(Rows from a dataset of charts and code)
======

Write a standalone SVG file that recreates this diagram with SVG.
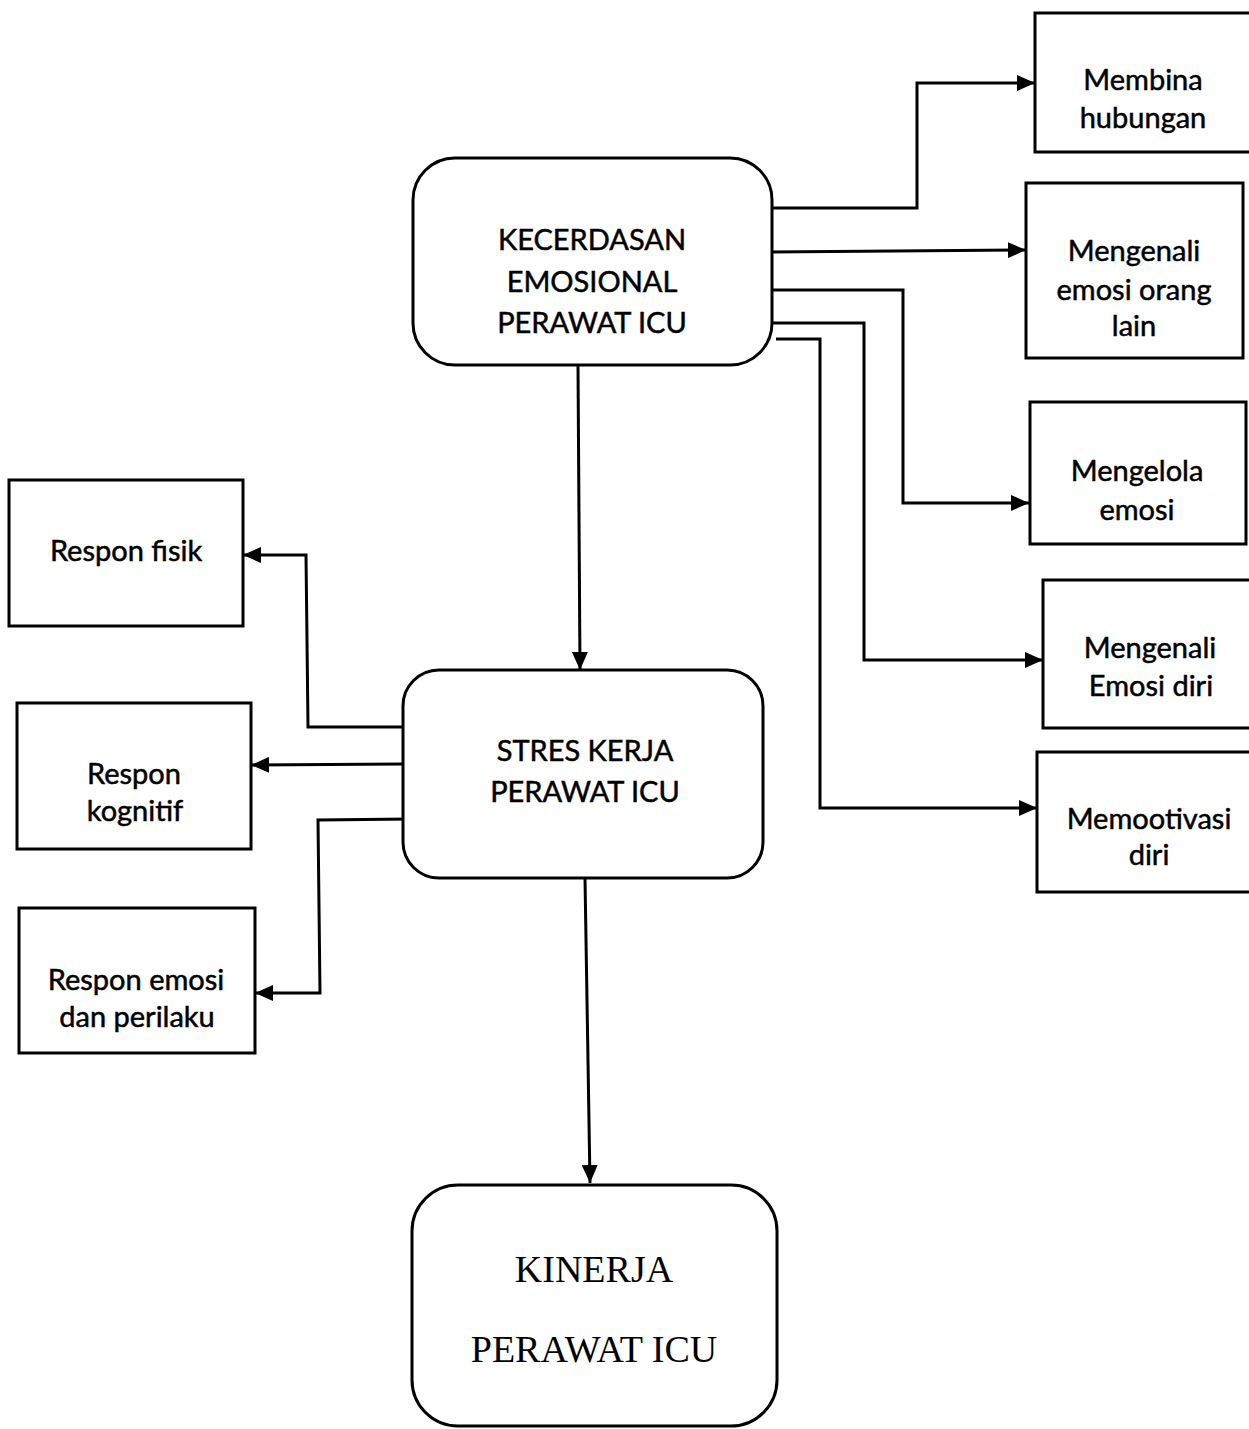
<svg xmlns="http://www.w3.org/2000/svg" width="1249" height="1429" viewBox="0 0 1249 1429">
<style>
.box{fill:#fff;stroke:#000;stroke-width:3}
.t{font-family:"Lato","Liberation Sans",sans-serif;font-size:29px;fill:#000;stroke:#000;stroke-width:0.5;text-anchor:middle}
.s{font-family:"Lato","Liberation Sans",sans-serif;font-size:29px;fill:#000;stroke:#000;stroke-width:0.5;text-anchor:middle}
.k{font-family:"Liberation Serif",serif;font-size:38px;fill:#000;text-anchor:middle}
.c{fill:none;stroke:#000;stroke-width:3;marker-end:url(#ah)}
</style>
<defs>
<marker id="ah" viewBox="0 0 18 16" refX="18" refY="8" markerWidth="18" markerHeight="16" markerUnits="userSpaceOnUse" orient="auto">
<path d="M0,0 L18,8 L0,16 Z" fill="#000"/>
</marker>
</defs>
<rect width="1249" height="1429" fill="#fff"/>
<g id="connectors">
<polyline class="c" points="772,208 917,208 917,83 1035,83"/>
<polyline class="c" points="770,252 1026,250"/>
<polyline class="c" points="772,290 903,290 903,503 1029,503"/>
<polyline class="c" points="772,323 864,323 864,660 1043,660"/>
<polyline class="c" points="776,339 820,339 820,808 1037,808"/>
<polyline class="c" points="578,365 580,670"/>
<polyline class="c" points="585,878 590,1183"/>
<polyline class="c" points="403,727 308,727 306,555 243,555"/>
<polyline class="c" points="403,764 251,765"/>
<polyline class="c" points="411,819 318,820 320,993 255,993"/>
</g>
<g id="n-kecerdasan">
<rect class="box" x="413" y="158" width="359" height="207" rx="42"/>
<text class="t" x="592" y="250">KECERDASAN</text>
<text class="t" x="592" y="292">EMOSIONAL</text>
<text class="t" x="592" y="333">PERAWAT ICU</text>
</g>
<g id="n-stres">
<rect class="box" x="403" y="670" width="360" height="208" rx="36"/>
<text class="t" x="585" y="761">STRES KERJA</text>
<text class="t" x="585" y="802">PERAWAT ICU</text>
</g>
<g id="n-kinerja">
<rect class="box" x="412" y="1185" width="365" height="241" rx="46"/>
<text class="k" x="594" y="1282">KINERJA</text>
<text class="k" x="594" y="1362">PERAWAT ICU</text>
</g>
<g id="n-membina">
<rect class="box" x="1035" y="13" width="230" height="139"/>
<text class="s" x="1143" y="90">Membina</text>
<text class="s" x="1143" y="128">hubungan</text>
</g>
<g id="n-mengenali-orang">
<rect class="box" x="1026" y="183" width="217" height="175"/>
<text class="s" x="1134" y="261">Mengenali</text>
<text class="s" x="1134" y="300">emosi orang</text>
<text class="s" x="1134" y="336">lain</text>
</g>
<g id="n-mengelola">
<rect class="box" x="1030" y="402" width="216" height="142"/>
<text class="s" x="1137" y="481">Mengelola</text>
<text class="s" x="1137" y="520">emosi</text>
</g>
<g id="n-mengenali-diri">
<rect class="box" x="1043" y="580" width="220" height="148"/>
<text class="s" x="1150" y="658">Mengenali</text>
<text class="s" x="1151" y="696">Emosi diri</text>
</g>
<g id="n-memotivasi">
<rect class="box" x="1037" y="752" width="226" height="140"/>
<text class="s" x="1149" y="829">Memootivasi</text>
<text class="s" x="1149" y="865">diri</text>
</g>
<g id="n-fisik">
<rect class="box" x="9" y="480" width="234" height="146"/>
<text class="s" x="126" y="561">Respon fisik</text>
</g>
<g id="n-kognitif">
<rect class="box" x="17" y="703" width="234" height="146"/>
<text class="s" x="134" y="784">Respon</text>
<text class="s" x="135" y="821">kognitif</text>
</g>
<g id="n-emosi">
<rect class="box" x="19" y="908" width="236" height="145"/>
<text class="s" x="136" y="990">Respon emosi</text>
<text class="s" x="137" y="1027">dan perilaku</text>
</g>
</svg>
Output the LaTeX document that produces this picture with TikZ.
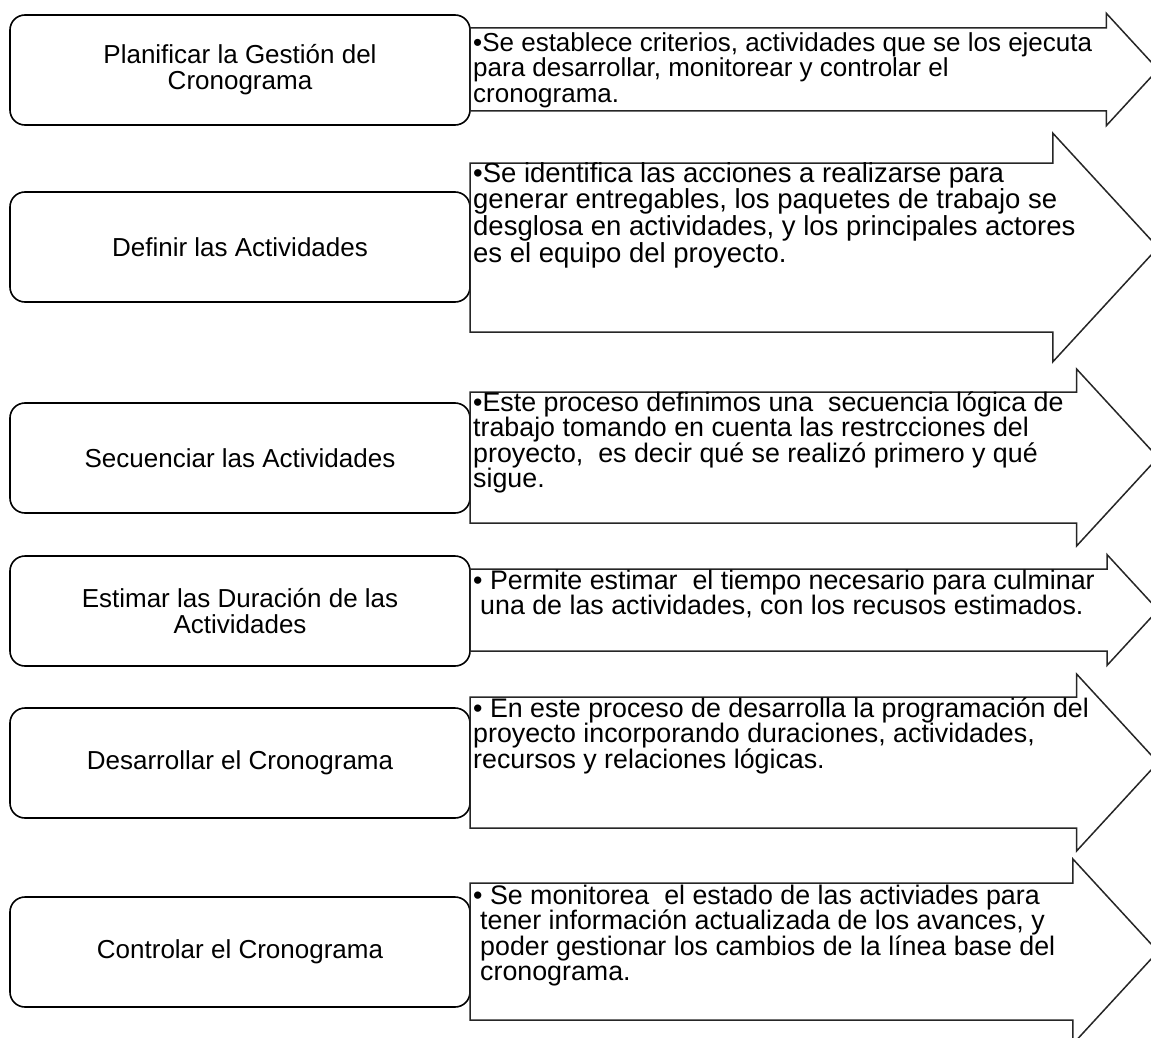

======

Output the material word for word, omitting its pictures.

Solution to the problem.
Write a standalone SVG file that recreates this diagram with SVG.
<svg xmlns="http://www.w3.org/2000/svg" width="1249" height="1429" viewBox="0 0 1249 1429">
<style>
.box{fill:#fff;stroke:#000;stroke-width:3}
.t{font-family:"Lato","Liberation Sans",sans-serif;font-size:29px;fill:#000;stroke:#000;stroke-width:0.5;text-anchor:middle}
.s{font-family:"Lato","Liberation Sans",sans-serif;font-size:29px;fill:#000;stroke:#000;stroke-width:0.5;text-anchor:middle}
.k{font-family:"Liberation Serif",serif;font-size:38px;fill:#000;text-anchor:middle}
.c{fill:none;stroke:#000;stroke-width:3;marker-end:url(#ah)}
</style>
<defs>
<marker id="ah" viewBox="0 0 18 16" refX="18" refY="8" markerWidth="18" markerHeight="16" markerUnits="userSpaceOnUse" orient="auto">
<path d="M0,0 L18,8 L0,16 Z" fill="#000"/>
</marker>
</defs>
<rect width="1249" height="1429" fill="#fff"/>
<g id="connectors">
<polyline class="c" points="772,208 917,208 917,83 1035,83"/>
<polyline class="c" points="770,252 1026,250"/>
<polyline class="c" points="772,290 903,290 903,503 1029,503"/>
<polyline class="c" points="772,323 864,323 864,660 1043,660"/>
<polyline class="c" points="776,339 820,339 820,808 1037,808"/>
<polyline class="c" points="578,365 580,670"/>
<polyline class="c" points="585,878 590,1183"/>
<polyline class="c" points="403,727 308,727 306,555 243,555"/>
<polyline class="c" points="403,764 251,765"/>
<polyline class="c" points="411,819 318,820 320,993 255,993"/>
</g>
<g id="n-kecerdasan">
<rect class="box" x="413" y="158" width="359" height="207" rx="42"/>
<text class="t" x="592" y="250">KECERDASAN</text>
<text class="t" x="592" y="292">EMOSIONAL</text>
<text class="t" x="592" y="333">PERAWAT ICU</text>
</g>
<g id="n-stres">
<rect class="box" x="403" y="670" width="360" height="208" rx="36"/>
<text class="t" x="585" y="761">STRES KERJA</text>
<text class="t" x="585" y="802">PERAWAT ICU</text>
</g>
<g id="n-kinerja">
<rect class="box" x="412" y="1185" width="365" height="241" rx="46"/>
<text class="k" x="594" y="1282">KINERJA</text>
<text class="k" x="594" y="1362">PERAWAT ICU</text>
</g>
<g id="n-membina">
<rect class="box" x="1035" y="13" width="230" height="139"/>
<text class="s" x="1143" y="90">Membina</text>
<text class="s" x="1143" y="128">hubungan</text>
</g>
<g id="n-mengenali-orang">
<rect class="box" x="1026" y="183" width="217" height="175"/>
<text class="s" x="1134" y="261">Mengenali</text>
<text class="s" x="1134" y="300">emosi orang</text>
<text class="s" x="1134" y="336">lain</text>
</g>
<g id="n-mengelola">
<rect class="box" x="1030" y="402" width="216" height="142"/>
<text class="s" x="1137" y="481">Mengelola</text>
<text class="s" x="1137" y="520">emosi</text>
</g>
<g id="n-mengenali-diri">
<rect class="box" x="1043" y="580" width="220" height="148"/>
<text class="s" x="1150" y="658">Mengenali</text>
<text class="s" x="1151" y="696">Emosi diri</text>
</g>
<g id="n-memotivasi">
<rect class="box" x="1037" y="752" width="226" height="140"/>
<text class="s" x="1149" y="829">Memootivasi</text>
<text class="s" x="1149" y="865">diri</text>
</g>
<g id="n-fisik">
<rect class="box" x="9" y="480" width="234" height="146"/>
<text class="s" x="126" y="561">Respon fisik</text>
</g>
<g id="n-kognitif">
<rect class="box" x="17" y="703" width="234" height="146"/>
<text class="s" x="134" y="784">Respon</text>
<text class="s" x="135" y="821">kognitif</text>
</g>
<g id="n-emosi">
<rect class="box" x="19" y="908" width="236" height="145"/>
<text class="s" x="136" y="990">Respon emosi</text>
<text class="s" x="137" y="1027">dan perilaku</text>
</g>
</svg>
Output the LaTeX document that produces this picture with TikZ.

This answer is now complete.